***** Information supplied *****

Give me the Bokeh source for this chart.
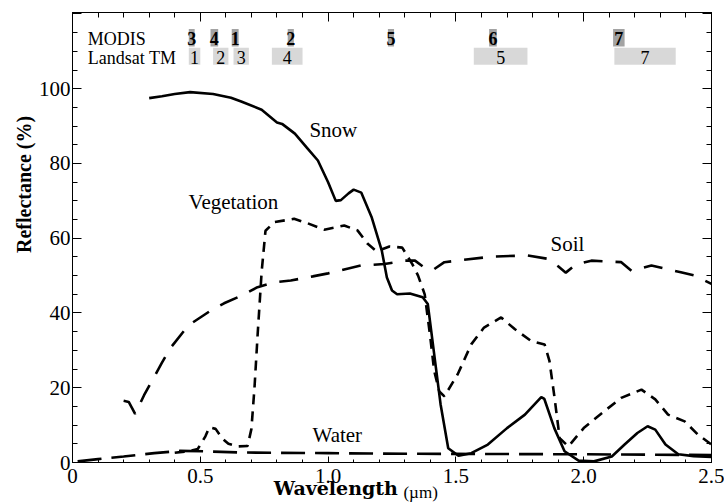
import math
from bokeh.plotting import figure
from bokeh.models import (LinearAxis, Label, Range1d, SingleIntervalTicker, FixedTicker,
                          ColumnDataSource, CustomJSTickFormatter)
from bokeh.core.properties import value
from bokeh.embed import file_html
from bokeh.resources import INLINE

# ---------------- data ----------------
snow_x = [0.30, 0.35, 0.40, 0.46, 0.55, 0.62, 0.66, 0.74, 0.80, 0.82, 0.87, 0.92, 0.96,
          1.00, 1.03, 1.05, 1.08, 1.10, 1.13, 1.17, 1.21, 1.23, 1.25, 1.27, 1.32, 1.37,
          1.39, 1.415, 1.44, 1.47, 1.51, 1.56, 1.625, 1.70, 1.77, 1.834, 1.846, 1.885,
          1.925, 1.98, 2.04, 2.11, 2.16, 2.21, 2.25, 2.28, 2.32, 2.37, 2.43, 2.50]
snow_y = [97.5, 98.0, 98.6, 99.1, 98.6, 97.6, 96.6, 94.4, 91.0, 90.6, 88.0, 84.0, 80.8,
          75.0, 70.0, 70.2, 72.0, 73.0, 72.2, 65.7, 56.7, 49.5, 46.0, 45.0, 45.2, 44.2,
          42.4, 29.0, 15.6, 3.8, 1.8, 2.5, 4.8, 9.2, 12.8, 17.5, 17.0, 9.2,
          3.0, 0.5, 0.3, 1.6, 4.8, 7.9, 9.7, 8.8, 4.8, 2.2, 1.7, 1.5]

veg_x = [0.40, 0.45, 0.49, 0.52, 0.535, 0.56, 0.585, 0.61, 0.645, 0.685, 0.70, 0.712,
         0.725, 0.74, 0.755, 0.79, 0.867, 0.92, 0.985, 1.063, 1.115, 1.155, 1.19, 1.24,
         1.29, 1.33, 1.352, 1.378, 1.40, 1.415, 1.435, 1.455, 1.507, 1.56, 1.61, 1.677,
         1.73, 1.795, 1.847, 1.866, 1.886, 1.906, 1.94, 2.00, 2.08, 2.147, 2.226, 2.28,
         2.33, 2.395, 2.448, 2.50]
veg_y = [2.6, 3.0, 3.6, 7.0, 9.4, 9.0, 6.5, 5.0, 4.3, 4.4, 9.0, 20.0,
         35.0, 51.0, 62.0, 64.3, 65.2, 64.0, 62.3, 63.4, 62.1, 58.5, 56.5, 57.8,
         57.5, 53.0, 50.0, 45.0, 33.4, 24.5, 19.0, 17.7, 23.6, 31.6, 36.1, 38.8,
         35.7, 32.5, 31.6, 27.2, 17.3, 6.5, 4.3, 9.2, 13.7, 17.3, 19.5, 16.9,
         12.8, 11.0, 7.4, 4.8]

soil_x = [0.20, 0.22, 0.245, 0.28, 0.35, 0.384, 0.436, 0.469, 0.54, 0.593, 0.66, 0.724,
          0.79, 0.854, 0.94, 1.00, 1.128, 1.22, 1.30, 1.34, 1.38, 1.41, 1.455, 1.64,
          1.78, 1.86, 1.90, 1.93, 1.97, 2.03, 2.147, 2.187, 2.265, 2.38, 2.435, 2.50]
soil_y = [16.5, 16.2, 13.0, 18.0, 26.7, 30.7, 35.2, 37.4, 40.6, 42.6, 44.6, 46.9,
          48.2, 48.7, 49.8, 50.6, 52.7, 53.1, 54.0, 54.0, 52.0, 51.5, 53.6, 55.1,
          55.4, 54.5, 52.5, 50.8, 53.0, 54.0, 53.6, 51.3, 52.7, 50.9, 50.0, 47.8]

water_x = [0.02, 0.10, 0.20, 0.32, 0.42, 0.515, 0.645, 0.776, 1.00, 1.17, 1.50, 2.00, 2.50]
water_y = [0.3, 0.9, 1.6, 2.5, 3.1, 3.0, 2.7, 2.6, 2.5, 2.4, 2.3, 2.2, 2.0]

modis_bands = ["3", "4", "1", "2", "5", "6", "7"]
modis_lo = [0.455, 0.540, 0.623, 0.842, 1.234, 1.630, 2.115]
modis_hi = [0.478, 0.570, 0.650, 0.866, 1.258, 1.660, 2.160]

landsat_bands = ["1", "2", "3", "4", "5", "7"]
landsat_lo = [0.455, 0.550, 0.630, 0.780, 1.570, 2.120]
landsat_hi = [0.500, 0.610, 0.690, 0.900, 1.780, 2.360]

curve_names = ["Snow", "Vegetation", "Soil", "Water"]
x_title, x_unit, y_title = "Wavelength", "(µm)", "Reflectance (%)"

# ---------------- figure ----------------
SERIF = "Liberation Serif"

p = figure(width=724, height=504, output_backend="svg", toolbar_location=None,
           x_range=Range1d(0, 2.5), y_range=Range1d(0, 120.4),
           x_axis_location=None, y_axis_location=None,
           min_border_left=72, min_border_right=13, min_border_top=12,
           min_border_bottom=42)
p.grid.visible = False
p.outline_line_color = "black"
p.outline_line_width = 1
p.background_fill_color = "white"
p.border_fill_color = "white"


def style_axis(ax, show_labels):
    ax.axis_line_color = "black"
    ax.axis_line_width = 1
    ax.major_tick_line_color = "black"
    ax.minor_tick_line_color = "black"
    ax.major_tick_out = 0
    ax.minor_tick_out = 0
    ax.major_tick_in = 9
    ax.minor_tick_in = 5
    if show_labels:
        ax.major_label_text_font = SERIF
        ax.major_label_text_font_size = "21px"
        ax.major_label_text_color = "black"
        ax.major_label_standoff = 2
    else:
        ax.formatter = CustomJSTickFormatter(code="return '';")
        ax.major_label_text_font_size = "0px"
        ax.major_label_standoff = 0


def title_axis(ticks, text, font, style, size, standoff, orientation="horizontal"):
    ax = LinearAxis(ticker=FixedTicker(ticks=ticks, minor_ticks=[]),
                    formatter=CustomJSTickFormatter(args=dict(t=text), code="return t;"))
    ax.axis_line_color = None
    ax.major_tick_line_color = None
    ax.minor_tick_line_color = None
    ax.major_tick_in = 0
    ax.major_tick_out = 0
    ax.minor_tick_in = 0
    ax.minor_tick_out = 0
    ax.major_label_text_font = font
    ax.major_label_text_font_style = style
    ax.major_label_text_font_size = size
    ax.major_label_text_color = "black"
    ax.major_label_standoff = standoff
    ax.major_label_orientation = orientation
    return ax


xfmt = CustomJSTickFormatter(code="return tick == 0 ? '0' : tick.toFixed(1);")
yfmt = CustomJSTickFormatter(code="return tick > 110 ? '' : tick.toFixed(0);")

xb = LinearAxis(ticker=SingleIntervalTicker(interval=0.5, num_minor_ticks=5), formatter=xfmt)
style_axis(xb, True)
xb.major_tick_in = 6
xb.minor_tick_in = 3
xb.major_label_standoff = 6
p.add_layout(xb, "below")
p.add_layout(title_axis([1.03], x_title, "DejaVu Serif", "bold", "19px", -9), "below")
p.add_layout(title_axis([1.362], x_unit, SERIF, "normal", "17px", -19), "below")

xt = LinearAxis(ticker=SingleIntervalTicker(interval=0.5, num_minor_ticks=5))
style_axis(xt, False)
p.add_layout(xt, "above")

yl = LinearAxis(ticker=SingleIntervalTicker(interval=20, num_minor_ticks=4), formatter=yfmt)
style_axis(yl, True)
p.add_layout(yl, "left")
p.add_layout(title_axis([74.4], y_title, SERIF, "bold", "20px", 0, "vertical"), "left")

yr = LinearAxis(ticker=SingleIntervalTicker(interval=20, num_minor_ticks=4))
style_axis(yr, False)
p.add_layout(yr, "right")

# ---------------- band boxes ----------------
msrc = ColumnDataSource(dict(lo=modis_lo, hi=modis_hi, lab=modis_bands,
                             mid=[(a + b) / 2 for a, b in zip(modis_lo, modis_hi)]))
lsrc = ColumnDataSource(dict(lo=landsat_lo, hi=landsat_hi, lab=landsat_bands,
                             mid=[(a + b) / 2 for a, b in zip(landsat_lo, landsat_hi)]))

p.quad(left="lo", right="hi", bottom=111.3, top=116.0, source=msrc,
       fill_color="#a3a3a3", line_color=None)
p.quad(left="lo", right="hi", bottom=106.4, top=111.0, source=lsrc,
       fill_color="#d8d8d8", line_color=None)
p.text(x="mid", y=113.4, text="lab", source=msrc, text_font=value(SERIF),
       text_font_size="18px", text_align="center", text_baseline="middle",
       text_color="black", text_font_style="bold")
p.text(x="mid", y=108.3, text="lab", source=lsrc, text_font=value(SERIF),
       text_font_size="18px", text_align="center", text_baseline="middle",
       text_color="black")

p.add_layout(Label(x=0.06, y=113.4, text="MODIS", text_font=SERIF,
                   text_font_size="18px", text_baseline="middle", text_color="black"))
p.add_layout(Label(x=0.06, y=108.3, text="Landsat TM", text_font=SERIF,
                   text_font_size="18px", text_baseline="middle", text_color="black"))

# ---------------- curves ----------------
p.line(snow_x, snow_y, line_color="black", line_width=2.6)
p.line(veg_x, veg_y, line_color="black", line_width=2.6, line_dash="10 7")
p.line(soil_x, soil_y, line_color="black", line_width=2.6, line_dash="19 13")
p.line(water_x, water_y, line_color="black", line_width=2.6, line_dash="24 10")

for txt, x, y in zip(curve_names, [0.927, 0.454, 1.870, 0.939], [88.9, 69.8, 58.5, 7.4]):
    p.add_layout(Label(x=x, y=y, text=txt, text_font=SERIF, text_font_size="21px",
                       text_baseline="middle", text_color="black"))

open("out.html", "w").write(file_html(p, INLINE))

*****

#### Task details:
Leave out the pictures, then repeat the listing above exactly from its first line to the line with "2.2, 1.7, 1.5]", inclusive.

#### Expected answer:
Give me the Bokeh source for this chart.
import math
from bokeh.plotting import figure
from bokeh.models import (LinearAxis, Label, Range1d, SingleIntervalTicker, FixedTicker,
                          ColumnDataSource, CustomJSTickFormatter)
from bokeh.core.properties import value
from bokeh.embed import file_html
from bokeh.resources import INLINE

# ---------------- data ----------------
snow_x = [0.30, 0.35, 0.40, 0.46, 0.55, 0.62, 0.66, 0.74, 0.80, 0.82, 0.87, 0.92, 0.96,
          1.00, 1.03, 1.05, 1.08, 1.10, 1.13, 1.17, 1.21, 1.23, 1.25, 1.27, 1.32, 1.37,
          1.39, 1.415, 1.44, 1.47, 1.51, 1.56, 1.625, 1.70, 1.77, 1.834, 1.846, 1.885,
          1.925, 1.98, 2.04, 2.11, 2.16, 2.21, 2.25, 2.28, 2.32, 2.37, 2.43, 2.50]
snow_y = [97.5, 98.0, 98.6, 99.1, 98.6, 97.6, 96.6, 94.4, 91.0, 90.6, 88.0, 84.0, 80.8,
          75.0, 70.0, 70.2, 72.0, 73.0, 72.2, 65.7, 56.7, 49.5, 46.0, 45.0, 45.2, 44.2,
          42.4, 29.0, 15.6, 3.8, 1.8, 2.5, 4.8, 9.2, 12.8, 17.5, 17.0, 9.2,
          3.0, 0.5, 0.3, 1.6, 4.8, 7.9, 9.7, 8.8, 4.8, 2.2, 1.7, 1.5]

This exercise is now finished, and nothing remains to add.